We did. We always take lots of precautions. Myself and a couple of others have training on what to do in an emergency.

We were fishing in Suriname, South America, and our sound recorders were hit by lightning. The camera was rolling at the time. We weren’t actually using the boom mic at the time.

We’d been waiting for the weather to clear. Then one minute we’re filming and then there were simultaneous flashes and clashes of thunder. We all had headaches.

What was the hardest fish to catch?

They were all quite hard.

The ray was hard in that the big one that I caught actually did come on our very last day. I did not have a sniff of anything before. I had caught a small one of about 30 pounds.

It’s quite strange in a way, because when I’m not fishing for stingrays, they turn up all the time. But when I’m targeting stingray, one problem is piranha always eat the bait.

I was under a bit of pressure to fish with more than rod. Normally I fish with one rod and I’m totally focused on that one rod.

I was under a bit of pressure and to appease that I put in a second rod. But that rod wasn’t really quite up to a fish of that size. It’s was a pretty heavy line – 80 pound line. It was a sea fishing rod. But it wasn’t really up to it.

As a result, it was the longest it’s ever taken me to get a fish in. I believe in the end it was ten minutes short of four hours.

On a proper rod it would have taken a while, but inside an hour.

Where are the new places you went this season?

We went to Papua New Guinea. The story there was about something in the water biting people and particularly biting men’s testicles. We actually had a couple incident reports that people had bled to death as a result.

We talked to people there, and they said the tooth marks were exactly like a human bite.

You can imagine how freaked out people would be. There’s nothing they know of that could do that.

We also went to New Zealand, investigating a story triggered by this entry in one of Captain Cook’s journals about these eight foot long snake-like things.

We went to Japan. That was an unusual one. The Japanese have a fish-oriented culture. We thought there have to be some legends in Japan.

We honed in on something called the Kappa, a child-snatching fish likely to have hands as well.

The Japanese also have this legend that earthquakes are caused by a giant cash fish digging into the ground. Obviously we know that can’t be the case. But we did find a very intriguing connection between catfish and earthquakes.

How is season three different from the past two seasons of River Monsters?

I think season three is a bit more quirky than season two. The obvious big, dangerous fish have been picked up. So we’re obviously getting into slightly more arcane areas.

Having said that, one of the fish that we feature, which is in Argentina – another stingray – is probably the biggest truly freshwater fish I’ve caught so far.

The other stingray, it’s sort-of credentialed as a freshwater species, but they’re in estuarine waters. That’s sort of a transitional species.

But the one in Argentina was a few hundred miles from sea. It’s definitely a true freshwater species. Not quite as big but if you put that criteria of true freshwater fish, it’s probably out of all the shows the biggest fish.

How big was it?

I didn’t weigh it.

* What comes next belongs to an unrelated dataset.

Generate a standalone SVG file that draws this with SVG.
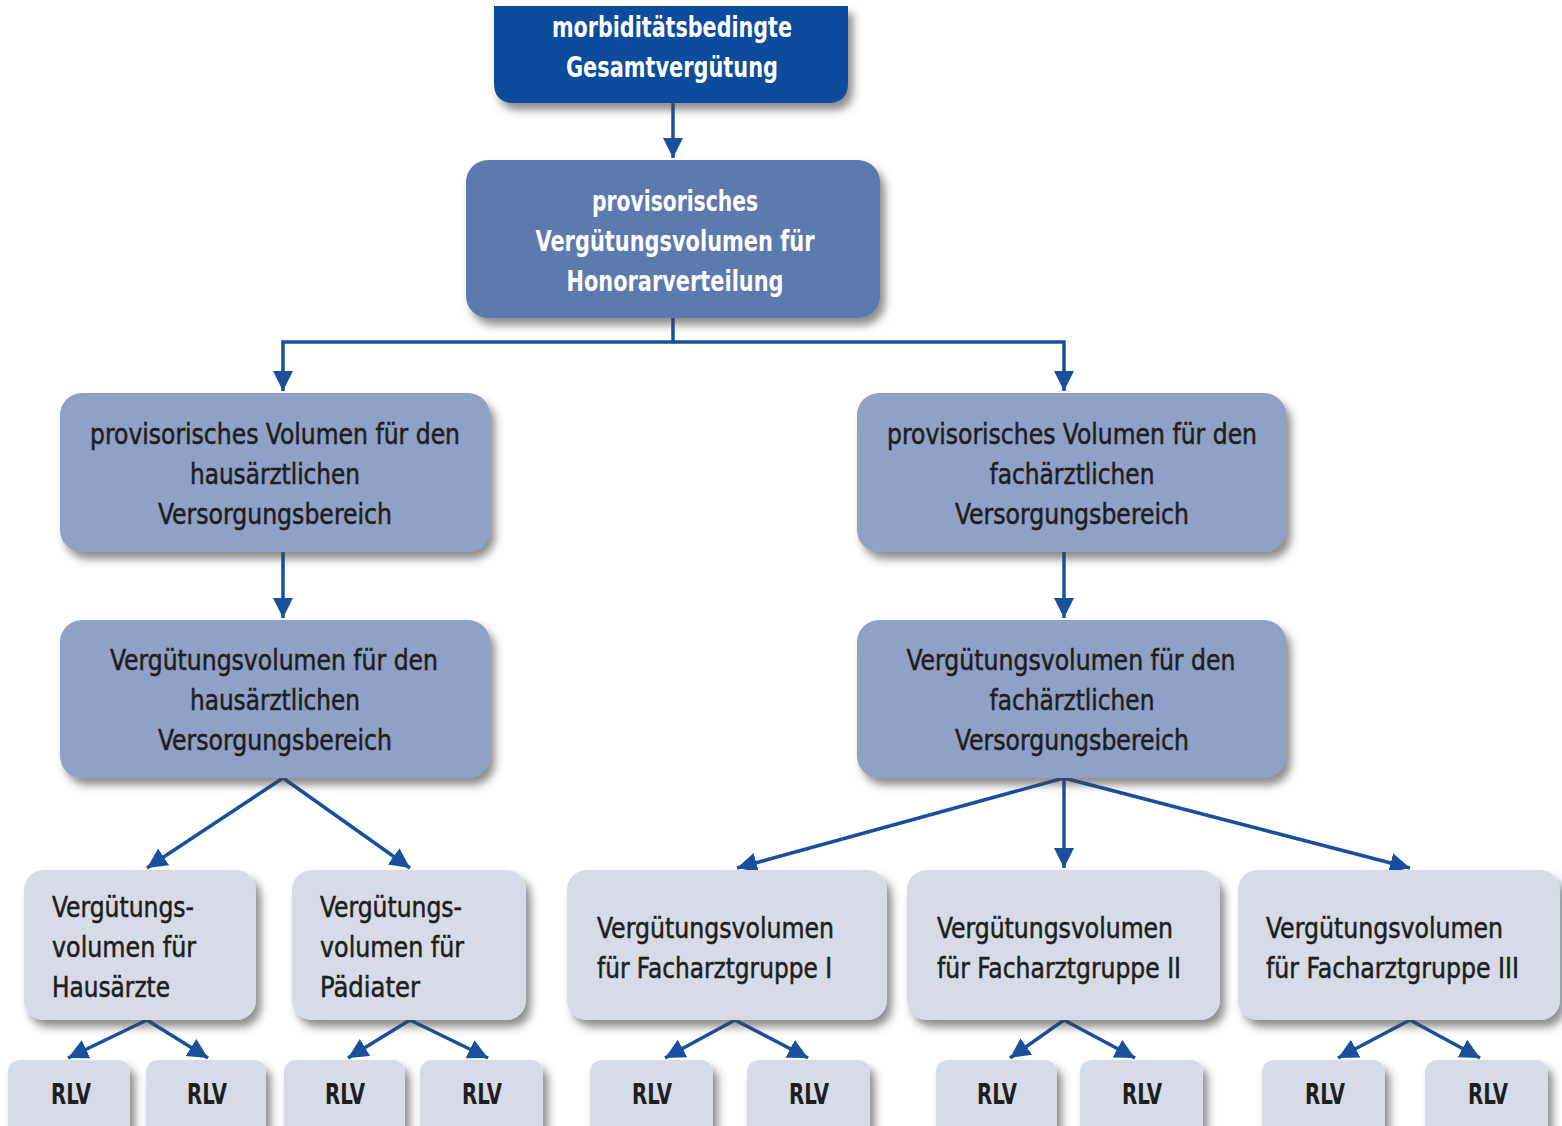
<svg xmlns="http://www.w3.org/2000/svg" width="1562" height="1126" viewBox="0 0 1562 1126">
<defs>
<filter id="sh" x="-10%" y="-10%" width="125%" height="135%">
<feDropShadow dx="5" dy="7" stdDeviation="4" flood-color="#404040" flood-opacity="0.6"/>
</filter>
<marker id="ah" markerUnits="userSpaceOnUse" markerWidth="24" markerHeight="22" refX="20" refY="10" orient="auto">
<path d="M0,0 L20,10 L0,20 z" fill="#1a4f9c"/>
</marker>
<style>
.t{font-family:"Liberation Sans Narrow","DejaVu Sans Condensed","Liberation Sans",Arial,sans-serif;font-size:28px;}
.w{fill:#ffffff;font-weight:bold;text-anchor:middle;}
.d{fill:#1e1e1e;text-anchor:middle;stroke:#1e1e1e;stroke-width:0.5;}
.l{fill:#1e1e1e;text-anchor:start;stroke:#1e1e1e;stroke-width:0.5;}
.r{fill:#1e1e1e;font-weight:bold;text-anchor:middle;}
.b1{fill:#0b4b9c;}
.b2{fill:#5b7aae;}
.b3{fill:#8fa1c6;}
.b4{fill:#d6dbe7;}
.c{stroke:#1a4f9c;stroke-width:3.5;fill:none;}
</style>
</defs>
<rect width="1562" height="1126" fill="#ffffff"/>

<g id="connectors">
<line class="c" x1="673" y1="103" x2="673" y2="158" marker-end="url(#ah)"/>
<polyline class="c" points="673,318 673,342 283,342 283,391" marker-end="url(#ah)"/>
<polyline class="c" points="673,342 1064,342 1064,391" marker-end="url(#ah)"/>
<line class="c" x1="283" y1="552" x2="283" y2="618" marker-end="url(#ah)"/>
<line class="c" x1="1064" y1="552" x2="1064" y2="618" marker-end="url(#ah)"/>
<line class="c" x1="283" y1="778" x2="147" y2="868" marker-end="url(#ah)"/>
<line class="c" x1="283" y1="778" x2="410" y2="868" marker-end="url(#ah)"/>
<line class="c" x1="1064" y1="778" x2="737" y2="868" marker-end="url(#ah)"/>
<line class="c" x1="1064" y1="778" x2="1064" y2="868" marker-end="url(#ah)"/>
<line class="c" x1="1064" y1="778" x2="1410" y2="868" marker-end="url(#ah)"/>
<line class="c" x1="147" y1="1020" x2="68" y2="1058" marker-end="url(#ah)"/>
<line class="c" x1="147" y1="1020" x2="208" y2="1058" marker-end="url(#ah)"/>
<line class="c" x1="410" y1="1020" x2="348" y2="1058" marker-end="url(#ah)"/>
<line class="c" x1="410" y1="1020" x2="488" y2="1058" marker-end="url(#ah)"/>
<line class="c" x1="735" y1="1020" x2="665" y2="1058" marker-end="url(#ah)"/>
<line class="c" x1="735" y1="1020" x2="808" y2="1058" marker-end="url(#ah)"/>
<line class="c" x1="1064" y1="1020" x2="1010" y2="1058" marker-end="url(#ah)"/>
<line class="c" x1="1064" y1="1020" x2="1135" y2="1058" marker-end="url(#ah)"/>
<line class="c" x1="1410" y1="1020" x2="1338" y2="1058" marker-end="url(#ah)"/>
<line class="c" x1="1410" y1="1020" x2="1480" y2="1058" marker-end="url(#ah)"/>
</g>

<g id="n-gesamt">
<path class="b1" filter="url(#sh)" d="M494,6 H848 V83 Q848,103 828,103 H514 Q494,103 494,83 Z"/>
<text class="t w" x="672" y="37" textLength="240" lengthAdjust="spacingAndGlyphs">morbiditätsbedingte</text>
<text class="t w" x="672" y="77" textLength="212" lengthAdjust="spacingAndGlyphs">Gesamtvergütung</text>
</g>

<g id="n-provisorisch">
<rect class="b2" filter="url(#sh)" x="466" y="160" width="414" height="158" rx="22"/>
<text class="t w" x="675" y="211" textLength="166" lengthAdjust="spacingAndGlyphs">provisorisches</text>
<text class="t w" x="675" y="251" textLength="279" lengthAdjust="spacingAndGlyphs">Vergütungsvolumen für</text>
<text class="t w" x="675" y="291" textLength="217" lengthAdjust="spacingAndGlyphs">Honorarverteilung</text>
</g>

<g id="n-prov-haus">
<rect class="b3" filter="url(#sh)" x="60" y="393" width="430" height="159" rx="22"/>
<text class="t d" x="275" y="444" textLength="370" lengthAdjust="spacingAndGlyphs">provisorisches Volumen für den</text>
<text class="t d" x="275" y="484" textLength="170" lengthAdjust="spacingAndGlyphs">hausärztlichen</text>
<text class="t d" x="275" y="524" textLength="234" lengthAdjust="spacingAndGlyphs">Versorgungsbereich</text>
</g>

<g id="n-prov-fach">
<rect class="b3" filter="url(#sh)" x="857" y="393" width="429" height="159" rx="22"/>
<text class="t d" x="1072" y="444" textLength="370" lengthAdjust="spacingAndGlyphs">provisorisches Volumen für den</text>
<text class="t d" x="1072" y="484" textLength="165" lengthAdjust="spacingAndGlyphs">fachärztlichen</text>
<text class="t d" x="1072" y="524" textLength="234" lengthAdjust="spacingAndGlyphs">Versorgungsbereich</text>
</g>

<g id="n-verg-haus">
<rect class="b3" filter="url(#sh)" x="60" y="620" width="430" height="158" rx="22"/>
<text class="t d" x="274" y="670" textLength="328" lengthAdjust="spacingAndGlyphs">Vergütungsvolumen für den</text>
<text class="t d" x="275" y="710" textLength="170" lengthAdjust="spacingAndGlyphs">hausärztlichen</text>
<text class="t d" x="275" y="750" textLength="234" lengthAdjust="spacingAndGlyphs">Versorgungsbereich</text>
</g>

<g id="n-verg-fach">
<rect class="b3" filter="url(#sh)" x="857" y="620" width="429" height="158" rx="22"/>
<text class="t d" x="1071" y="670" textLength="329" lengthAdjust="spacingAndGlyphs">Vergütungsvolumen für den</text>
<text class="t d" x="1072" y="710" textLength="165" lengthAdjust="spacingAndGlyphs">fachärztlichen</text>
<text class="t d" x="1072" y="750" textLength="234" lengthAdjust="spacingAndGlyphs">Versorgungsbereich</text>
</g>

<g id="n-hausaerzte">
<rect class="b4" filter="url(#sh)" x="24" y="870" width="232" height="150" rx="20"/>
<text class="t l" x="52" y="917" textLength="142" lengthAdjust="spacingAndGlyphs">Vergütungs-</text>
<text class="t l" x="52" y="957" textLength="144" lengthAdjust="spacingAndGlyphs">volumen für</text>
<text class="t l" x="52" y="997" textLength="118" lengthAdjust="spacingAndGlyphs">Hausärzte</text>
</g>

<g id="n-paediater">
<rect class="b4" filter="url(#sh)" x="292" y="870" width="234" height="150" rx="20"/>
<text class="t l" x="320" y="917" textLength="142" lengthAdjust="spacingAndGlyphs">Vergütungs-</text>
<text class="t l" x="320" y="957" textLength="144" lengthAdjust="spacingAndGlyphs">volumen für</text>
<text class="t l" x="320" y="997" textLength="100" lengthAdjust="spacingAndGlyphs">Pädiater</text>
</g>

<g id="n-fg1">
<rect class="b4" filter="url(#sh)" x="567" y="870" width="320" height="150" rx="20"/>
<text class="t l" x="597" y="938" textLength="237" lengthAdjust="spacingAndGlyphs">Vergütungsvolumen</text>
<text class="t l" x="597" y="978" textLength="235" lengthAdjust="spacingAndGlyphs">für Facharztgruppe I</text>
</g>

<g id="n-fg2">
<rect class="b4" filter="url(#sh)" x="907" y="870" width="313" height="150" rx="20"/>
<text class="t l" x="937" y="938" textLength="236" lengthAdjust="spacingAndGlyphs">Vergütungsvolumen</text>
<text class="t l" x="937" y="978" textLength="244" lengthAdjust="spacingAndGlyphs">für Facharztgruppe II</text>
</g>

<g id="n-fg3">
<rect class="b4" filter="url(#sh)" x="1238" y="870" width="322" height="150" rx="20"/>
<text class="t l" x="1266" y="938" textLength="237" lengthAdjust="spacingAndGlyphs">Vergütungsvolumen</text>
<text class="t l" x="1266" y="978" textLength="253" lengthAdjust="spacingAndGlyphs">für Facharztgruppe III</text>
</g>

<g id="n-rlv1"><rect class="b4" filter="url(#sh)" x="8" y="1060" width="122" height="90" rx="12"/><text class="t r" x="71" y="1104" textLength="40" lengthAdjust="spacingAndGlyphs">RLV</text></g>
<g id="n-rlv2"><rect class="b4" filter="url(#sh)" x="146" y="1060" width="120" height="90" rx="12"/><text class="t r" x="207" y="1104" textLength="40" lengthAdjust="spacingAndGlyphs">RLV</text></g>
<g id="n-rlv3"><rect class="b4" filter="url(#sh)" x="284" y="1060" width="121" height="90" rx="12"/><text class="t r" x="345" y="1104" textLength="40" lengthAdjust="spacingAndGlyphs">RLV</text></g>
<g id="n-rlv4"><rect class="b4" filter="url(#sh)" x="420" y="1060" width="123" height="90" rx="12"/><text class="t r" x="482" y="1104" textLength="40" lengthAdjust="spacingAndGlyphs">RLV</text></g>
<g id="n-rlv5"><rect class="b4" filter="url(#sh)" x="590" y="1060" width="123" height="90" rx="12"/><text class="t r" x="652" y="1104" textLength="40" lengthAdjust="spacingAndGlyphs">RLV</text></g>
<g id="n-rlv6"><rect class="b4" filter="url(#sh)" x="747" y="1060" width="123" height="90" rx="12"/><text class="t r" x="809" y="1104" textLength="40" lengthAdjust="spacingAndGlyphs">RLV</text></g>
<g id="n-rlv7"><rect class="b4" filter="url(#sh)" x="936" y="1060" width="121" height="90" rx="12"/><text class="t r" x="997" y="1104" textLength="40" lengthAdjust="spacingAndGlyphs">RLV</text></g>
<g id="n-rlv8"><rect class="b4" filter="url(#sh)" x="1080" y="1060" width="123" height="90" rx="12"/><text class="t r" x="1142" y="1104" textLength="40" lengthAdjust="spacingAndGlyphs">RLV</text></g>
<g id="n-rlv9"><rect class="b4" filter="url(#sh)" x="1262" y="1060" width="123" height="90" rx="12"/><text class="t r" x="1325" y="1104" textLength="40" lengthAdjust="spacingAndGlyphs">RLV</text></g>
<g id="n-rlv10"><rect class="b4" filter="url(#sh)" x="1425" y="1060" width="123" height="90" rx="12"/><text class="t r" x="1488" y="1104" textLength="40" lengthAdjust="spacingAndGlyphs">RLV</text></g>
</svg>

Very often with a large fish if you weigh it you’re putting stress on its body by taking it from a weightless state. But we did actually find a dead one that the locals had killed.

By calculating its weight from the dead stingray, it was between 250 and 300 pounds.

What’s your personal favorite episode?

I think the Goliath Tigerfish. That’s the one that most people remember. It’s – just how unlikely that creature… It is, in effect, a giant piranha. People get very disturbed by the idea of piranhas. Ok. But this is a piranha that’s scaled up to five or six feet long potentially.